Boil pasta in water until al dente and drain. Add butter, milk, asiago, gouda, manchego, and cheddar cheeses. Stir until melted and combined. Pour into a baking dish. Combine pecarino romano, parmesan, and cracker crumbs, then sprinkle over the pasta. Bake at 400 degrees for 25-30 minutes minutes until the crust is lightly browned.

Imagine the sweet taste of fire embracing your tomatoes and peppers and onions that you blend into a fresh salsa. Perfection! Tortilla chips and some friends over and it’s a party! Salsa is super easy to make. When I fire up the grill, I always have a few extra veggies on hand to throw on the fire and make salsa with. This salsa recipe freezes easily for later use too. Put it in a crockpot or Instapot for Salsa Chicken. Throw it in with melted cheese and some milk to make a Fire Roasted Queso.

Chef John’s Fire Roasted Salsa

5 medium-size tomatoes, overripe, left whole

1 onion, cut in quarters

½ jalapeno pepper

2 tablespoons freeze dried cilantro

2 tablespoons fresh lime juice

1 tablespoon Magic Spice Mix (recipe below)

Heat wood fire grill (I used a Pitboss XL with oak wood chunks, but you can use a gas grill too.) Place a large cast iron skillet on the fire and heat the pan until water sizzles when dropped on it. Char the tomatoes, onions and pepper, shaking the pan to move the veggies and prevent sticking. Turn until charred on all sides, about 5 minutes total. Remove from fire and refrigerate overnight. (Do not blend while hot.)

Once cooled, remove charred veggies from refrigerator and dump them into a food processor. Pulse for a few seconds at a time until pureed to salsa consistency. (It’s important to pulse and not just turn it on because turning it on will just spin the liquid and not actually chop.)

Pour the tomato mixture into a bowl and add cilantro, lime juice, and spices. Mix and let sit for an hour or so to meld in the flavors. Depending on the acidity of the tomatoes, you may want to add either more lime juice or more spices to taste.

Serve with tortilla chips. Freezes well too.

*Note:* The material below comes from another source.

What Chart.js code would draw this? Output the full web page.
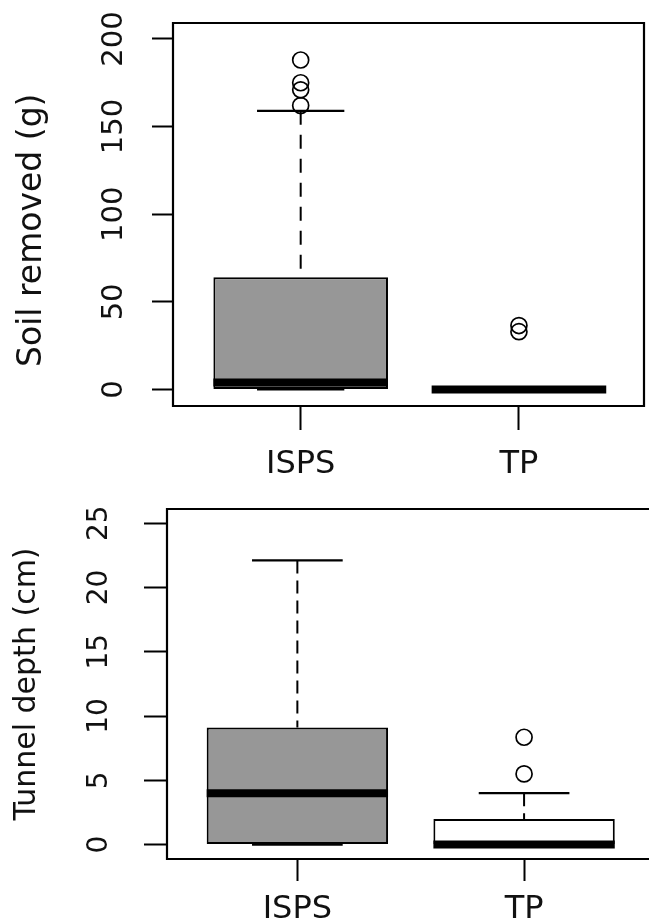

You can also put the leftover salsa in a crockpot with chicken to make a salsa stewed chicken for tacos the next day.

Magic Spice Blend:

1 tablespoon paprika

1 tablespoon salt

1 tablespoon granulated garlic

1 teaspoon finely ground black pepper

1 teaspoon coriander

2 teaspoons celery salt

2 teaspoons cumin

Mix together and store in airtight container. Hint: The fresher the spices you use, the better the flavor. Don’t store your spices for more than 6 months at a time.

This is a good rub on meat or chicken and cooked on the grill.